As soccer games go, Pro Evolution Soccer 2011 moves fairly slow, and that’s okay with me. Everything feels more deliberate and meaningful because of the reduced speed, and the game is easier to follow and control than other soccer games on the market. Pro Evo 2011 has implemented some other changes from previous iterations as well, and these changes serve to differentiate Pro Evo 2011 from FIFA 11 and improve upon prior versions.
The slower gameplay speed does two things: it makes the game feel much more personal since everything is not so frantic and you’re not constantly scrambling for the ball, and it allows you to keep pressure on the ball which brings the game down to a more personal level. This can result in more fouls when pressuring a defensive player, but the trade-off is well worth it. Online play has also been improved. Not only can you jump onto Live and play friends in a match, but Konami has added the Online Master League mode which allows you to earn rewards for good play. You’ll come across new players, oddly-shaped soccer balls, and even classic Konami sounds inserted into the game. Have you always thought the World Cup would be better if they just dubbed Frogger sounds over the action? Well now you can see if you’re right.
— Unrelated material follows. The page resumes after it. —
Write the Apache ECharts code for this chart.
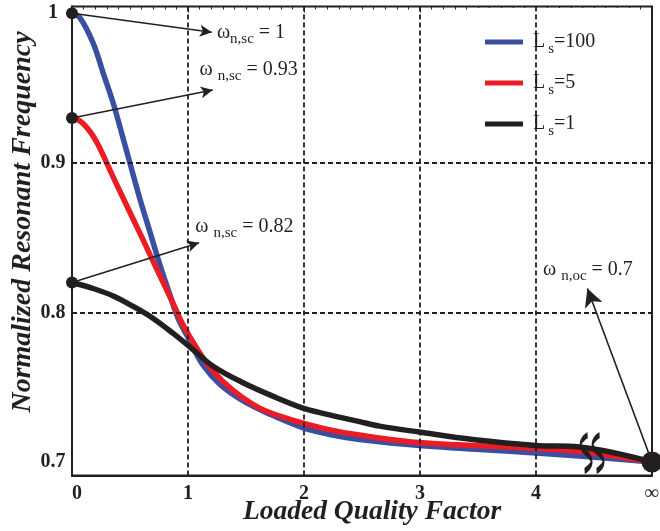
<!DOCTYPE html>
<html>
<head>
<meta charset="utf-8">
<script src="https://cdn.jsdelivr.net/npm/echarts@6/dist/echarts.min.js"></script>
<style>
  html, body { margin: 0; padding: 0; background: #fff; }
  #chart { width: 660px; height: 531px; }
</style>
</head>
<body>
<div id="chart"></div>
<script>
// Normalized resonant frequency versus loaded quality factor (x = 5 stands for Q = infinity)
const qLs100 = [0, 0.069, 0.183, 0.269, 0.355, 0.428, 0.499, 0.585, 0.671, 0.757, 0.843, 0.915, 1.016, 1.127, 1.274, 1.472, 1.704, 1.988, 2.246, 2.479, 2.995, 4.002, 4.372, 5];
const wLs100 = [1.0, 0.997, 0.980, 0.960, 0.940, 0.920, 0.900, 0.876, 0.854, 0.832, 0.812, 0.796, 0.781, 0.765, 0.752, 0.741, 0.732, 0.723, 0.718, 0.715, 0.711, 0.706, 0.704, 0.7];

const qLs5 = [0, 0.069, 0.155, 0.226, 0.299, 0.370, 0.456, 0.542, 0.628, 0.700, 0.786, 0.872, 0.955, 1.076, 1.213, 1.386, 1.618, 1.902, 2.194, 2.478, 2.995, 4.002, 4.372, 5];
const wLs5 = [0.93, 0.928, 0.921, 0.912, 0.900, 0.888, 0.874, 0.860, 0.846, 0.834, 0.820, 0.806, 0.792, 0.776, 0.761, 0.748, 0.736, 0.728, 0.722, 0.718, 0.713, 0.709, 0.707, 0.7];

const qLs1 = [0, 0.183, 0.355, 0.528, 0.700, 0.872, 1.015, 1.216, 1.474, 1.762, 1.991, 2.192, 2.479, 2.651, 2.995, 3.454, 3.999, 4.372, 5];
const wLs1 = [0.82, 0.816, 0.811, 0.804, 0.796, 0.786, 0.777, 0.764, 0.753, 0.743, 0.736, 0.732, 0.727, 0.724, 0.720, 0.715, 0.711, 0.710, 0.7];

const seriesNames = ['L s=100', 'L s=5', 'L s=1'];
const seriesLegend = ['=100', '=5', '=1'];

// short-circuit values at Q = 0 and the open-circuit value at Q = infinity
const scQ = [0, 0, 0];
const scW = [1, 0.93, 0.82];
const ocQ = [5];
const ocW = [0.7];

const xTickValues = [0, 1, 2, 3, 4, 5];
const xTickLabels = ['0', '1', '2', '3', '4', '∞'];
const yTickValues = [0.7, 0.8, 0.9, 1];
const yTickLabels = ['0.7', '0.8', '0.9', '1'];
const gridQ = [1, 2, 3, 4];
const gridW = [0.8, 0.9];

const INK = '#231F20';
const SERIF = '"Liberation Serif", "Times New Roman", serif';

const zip = (xs, ys) => xs.map((x, i) => [x, ys[i]]);

const curveColors = ['#3A4FA2', '#EC1C24', INK];
const curveData = [zip(qLs100, wLs100), zip(qLs5, wLs5), zip(qLs1, wLs1)];

const subRich = {
  w: { fontFamily: SERIF, fontSize: 20, color: INK, lineHeight: 28 },
  s: { fontFamily: SERIF, fontSize: 15, color: INK, lineHeight: 12, verticalAlign: 'bottom' },
  t: { fontFamily: SERIF, fontSize: 20, color: INK, lineHeight: 28 }
};

const chart = echarts.init(document.getElementById('chart'), null, { renderer: 'canvas' });

const curveSeries = seriesNames.map((name, i) => ({
  name: name,
  type: 'line',
  data: curveData[i],
  showSymbol: false,
  smooth: 0.35,
  z: 3 + i,
  lineStyle: { color: curveColors[i], width: 5.5, cap: 'round', join: 'round' },
  itemStyle: { color: curveColors[i] },
  clip: false
}));

const option = {
  animation: false,
  backgroundColor: '#fff',
  grid: {
    left: 72, right: 8, top: 6.5, bottom: 55.5,
    containLabel: false, outerBoundsMode: 'none',
    show: true, borderColor: INK, borderWidth: 2, backgroundColor: 'transparent'
  },
  legend: {
    orient: 'vertical',
    left: 470, top: 8,
    padding: [24, 44, 22, 15],
    backgroundColor: '#fff',
    icon: 'rect',
    itemWidth: 38, itemHeight: 5,
    itemGap: 16,
    data: seriesNames,
    formatter: name => '{l|L}{s|s}{t|' + seriesLegend[seriesNames.indexOf(name)] + '}',
    textStyle: {
      rich: {
        l: { fontFamily: SERIF, fontSize: 20, color: INK, lineHeight: 30, padding: [0, 0, 0, 5] },
        s: { fontFamily: SERIF, fontSize: 15, color: INK, lineHeight: 12, verticalAlign: 'bottom', padding: [0, 0, 0, 3] },
        t: { fontFamily: SERIF, fontSize: 20, color: INK, lineHeight: 30 }
      }
    }
  },
  xAxis: [{
    type: 'value', min: 0, max: 5, interval: 1,
    name: 'Loaded Quality Factor',
    nameLocation: 'middle', nameGap: 23, nameMoveOverlap: false,
    nameTextStyle: { fontFamily: SERIF, fontSize: 27.5, fontWeight: 'bold', fontStyle: 'italic', color: INK, padding: [0, 0, 0, 20] },
    axisLine: { show: true, onZero: false, lineStyle: { color: INK, width: 2 } },
    axisTick: { show: false },
    splitLine: { show: false },
    axisLabel: {
      margin: 8,
      fontFamily: SERIF, fontSize: 20, fontWeight: 'bold', color: INK,
      formatter: v => {
        const i = xTickValues.indexOf(v);
        if (i < 0) return '';
        return i === 0 ? '{z|' + xTickLabels[0] + '}' : xTickLabels[i];
      },
      rich: { z: { fontFamily: SERIF, fontSize: 20, fontWeight: 'bold', color: INK, padding: [0, 0, 0, 10] } }
    }
  }, {
    type: 'value', min: 0, max: 5, interval: 1, position: 'top',
    axisLine: { show: false },
    axisLabel: { show: false },
    splitLine: { show: false },
    axisTick: { show: true, inside: true, length: 6, lineStyle: { color: INK, width: 1 } },
    minorTick: { show: true, splitNumber: 10, length: 3, lineStyle: { color: INK, width: 1 } }
  }],
  yAxis: {
    type: 'value', min: 0.69097, max: 1.00455,
    name: 'Normalized Resonant Frequency',
    nameLocation: 'middle', nameGap: 35, nameRotate: 90, nameMoveOverlap: false,
    nameTextStyle: { fontFamily: SERIF, fontSize: 28, fontWeight: 'bold', fontStyle: 'italic', color: INK, padding: [0, 0, 0, 38] },
    axisLine: { show: true, onZero: false, lineStyle: { color: INK, width: 2 } },
    axisTick: { show: false },
    splitLine: { show: false },
    axisLabel: {
      customValues: yTickValues,
      align: 'center', margin: 19,
      fontFamily: SERIF, fontSize: 20, fontWeight: 'bold', color: INK,
      formatter: v => {
        const i = yTickValues.findIndex(t => Math.abs(t - v) < 1e-6);
        return i < 0 ? '' : yTickLabels[i];
      }
    }
  },
  series: [
    {
      // dashed reference grid
      name: 'grid', type: 'line', data: [], z: 1, silent: true,
      markLine: {
        silent: true, symbol: ['none', 'none'],
        label: { show: false },
        lineStyle: { color: INK, width: 1.8, type: [5, 3] },
        data: gridQ.map(q => ({ xAxis: q })).concat(gridW.map(w => ({ yAxis: w })))
      }
    },
    ...curveSeries,
    {
      // arrows from the marked points to their notes
      name: 'arrows', type: 'line', data: [], z: 7, silent: true,
      markLine: {
        silent: true,
        symbol: ['none', 'arrow'],
        symbolSize: [9, 12],
        label: { show: false },
        lineStyle: { color: INK, width: 1.6, type: 'solid' },
        data: [
          [{ coord: [scQ[0], scW[0]] }, { coord: [1.205, 0.9873] }],
          [{ coord: [scQ[1], scW[1]] }, { coord: [1.213, 0.9487] }],
          [{ coord: [scQ[2], scW[2]] }, { coord: [1.096, 0.8466] }],
          [{ coord: [ocQ[0], ocW[0]] }, { coord: [4.443, 0.816], symbolSize: [14, 18] }]
        ]
      },
      markPoint: {
        symbol: 'circle', symbolSize: 1,
        itemStyle: { color: 'rgba(0,0,0,0)' },
        label: { show: true, position: 'right', distance: 0, rich: subRich },
        data: [
          { coord: [1.245, 0.9868], label: { formatter: '{w|ω}{s|n,sc}{t| = ' + scW[0] + '}' } },
          { coord: [1.0955, 0.9621], label: { formatter: '{w|ω }{s|n,sc}{t| = ' + scW[1] + '}' } },
          { coord: [1.0585, 0.8573], label: { formatter: '{w|ω }{s|n,sc}{t| = ' + scW[2] + '}' } },
          { coord: [4.056, 0.8284], label: { formatter: '{w|ω }{s|n,oc}{t| = ' + ocW[0] + '}' } }
        ]
      }
    },
    {
      // axis-break marks between Q = 4 and infinity
      name: 'break', type: 'scatter', z: 8, silent: true, clip: false,
      data: [[4.432, 0.706], [4.535, 0.706]],
      symbol: 'path://M6,0 C0,6 0,12 5,18 C10,24 10,30 4,36',
      symbolSize: [11, 36],
      itemStyle: { color: 'rgba(0,0,0,0)', borderColor: INK, borderWidth: 3.5, opacity: 1 }
    },
    {
      name: 'short circuit', type: 'scatter', z: 9, silent: true, clip: false,
      data: zip(scQ, scW), symbolSize: 12,
      itemStyle: { color: INK, opacity: 1 }
    },
    {
      name: 'open circuit', type: 'scatter', z: 9, silent: true, clip: false,
      data: zip(ocQ, ocW), symbolSize: 21,
      itemStyle: { color: INK, opacity: 1 }
    }
  ]
};

chart.setOption(option);
</script>
</body>
</html>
PES 2011 also allows customization of teams, players, stadiums, logos, and cheers. Building your own stadium is one more way to make the experience your own. The amount of time that can be sunk into making a custom arena is staggering, but if you decide to take a team through multiple seasons it is a great touch that their stadium, logo, and fans are your own custom creations.
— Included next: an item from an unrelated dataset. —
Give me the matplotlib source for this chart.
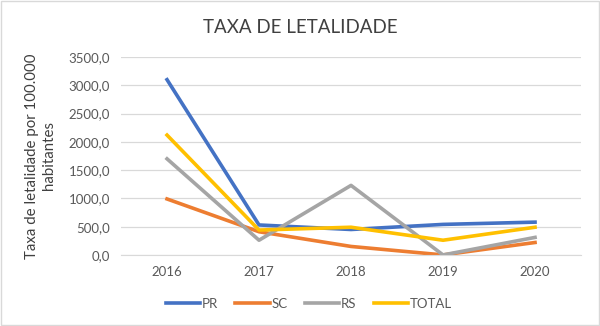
import matplotlib.pyplot as plt

# Data
years = ['2016', '2017', '2018', '2019', '2020']
pr = [3100, 530, 450, 540, 580]
sc = [990, 410, 150, 0, 220]
rs = [1700, 260, 1230, 0, 310]
total = [2120, 440, 490, 260, 490]

plt.rcParams['font.family'] = ['Lato', 'DejaVu Sans']

fig = plt.figure(figsize=(6, 3.26), dpi=100)
ax = fig.add_axes([0.2017, 0.218, 0.7667, 0.607])

x = range(len(years))
ax.plot(x, pr, color='#4472C4', lw=2.6, label='PR')
ax.plot(x, sc, color='#ED7D31', lw=2.6, label='SC')
ax.plot(x, rs, color='#A5A5A5', lw=2.6, label='RS')
ax.plot(x, total, color='#FFC000', lw=2.6, label='TOTAL')

ax.set_xlim(-0.5, len(years) - 0.5)
ax.set_ylim(0, 3500)
ax.set_yticks(range(0, 3501, 500))
ax.set_yticklabels([f'{v},0' for v in range(0, 3501, 500)])
ax.set_xticks(list(x))
ax.set_xticklabels(years)
ax.grid(axis='y', color='#D9D9D9', lw=0.9)
ax.set_axisbelow(True)
for s in ['top', 'right', 'left']:
    ax.spines[s].set_visible(False)
ax.spines['bottom'].set_color('#D9D9D9')
ax.tick_params(length=0, labelsize=9.5, colors='#595959', pad=8)

ax.set_ylabel('Taxa de letalidade por 100.000\nhabitantes', fontsize=10.8,
              color='#404040', labelpad=9, linespacing=1.3)

fig.text(0.5, 0.915, 'TAXA DE LETALIDADE', ha='center', va='center',
         fontsize=13.5, color='#404040')

fig.legend(loc='center', bbox_to_anchor=(0.515, 0.068), ncol=4, frameon=False,
           fontsize=9.5, handlelength=2.6, handletextpad=0.15, columnspacing=1.3,
           labelcolor='#595959')

fig.patches.append(plt.Rectangle((0.002, 0.003), 0.996, 0.994, transform=fig.transFigure,
                                 fill=False, edgecolor='#D9D9D9', lw=1))

fig.savefig('out.png', dpi=100)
I imagine that the reasoning is mostly financial, but I would have liked to see more well-known teams in PES 2011. The French and Dutch premier leagues are included in their entirety, but I don’t really know any of those teams. Where are the teams from MLS, and why are only two English teams (Tottenham and Manchester) included? The light roster hurts all the more when compared to FIFA 11 which includes a ton of official leagues. The action is good, but sports games are always improved by the ability to play as your favorite team on their home turf.
PES 2011 hasn’t taken the crown away from FIFA 11, but if you have room on your shelf for two soccer games this year then Pro Evo 2011 is worth your time. It is vastly improved over last year’s game, and the changes set it apart from the competition even if they haven’t taken the top spot.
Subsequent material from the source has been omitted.